Episodenhaft und ohne Anspruch auf Vollständigkeit werden hier Themen angeschnitten und Anekdoten erzählt. Mal gerät der Film ins Schwelgen, um dann wieder etwas Fahrt aufzunehmen. Dazu liefert Kameramann Stéphane Kuthy Parisaufnahmen, die verständlich machen, warum der Schweizer die französische Hauptstadt für das grösste Kunstwerk der Menschheit hält.
Erst gegen Ende, als Nizon mit einer seiner Figuren zu interagieren beginnt, treibt es Kühn mit seiner experimentellen Form etwas allzu weit. Ansonsten beweist der Film ein sehr gutes Gespür für die literarische Welt von Paul Nizon, ohne dass im Übrigen viel über Literatur gefachsimpelt würde. Paul Nizon – Der Nagel im Kopf ist ein sehenswertes Künstlerporträt. Und mehr hat ja niemand versprochen.

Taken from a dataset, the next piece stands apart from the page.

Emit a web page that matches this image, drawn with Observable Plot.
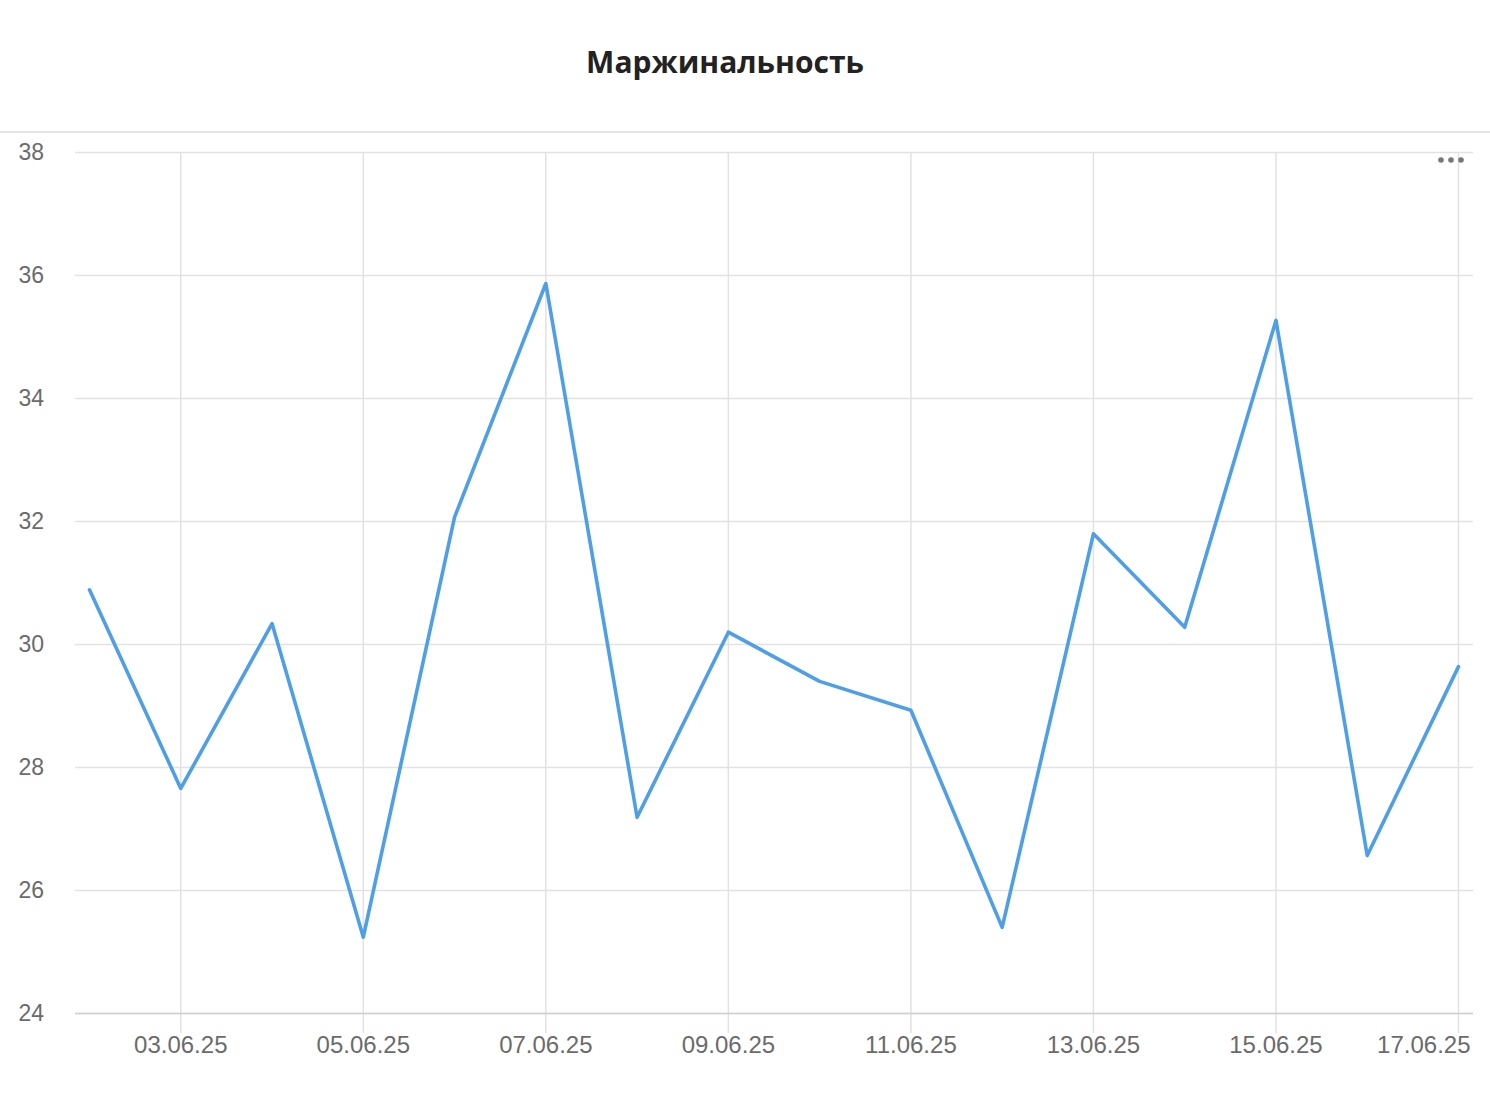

Regie, Buch: Christoph Kühn; Kamera: Stéphane Kuthy; Schnitt: Mehdi Sahebi; Sound Design: Jacques Kieffer; Musik: Peter Scherer; Produktion: Andres Pfaeffli, Elda Guidinetti, Silvana Bezzola Rigolini, ventura film sa, RSI, SRG SSR, Schweiz 2020. 90 Min. Verleih CH: Filmcoopi.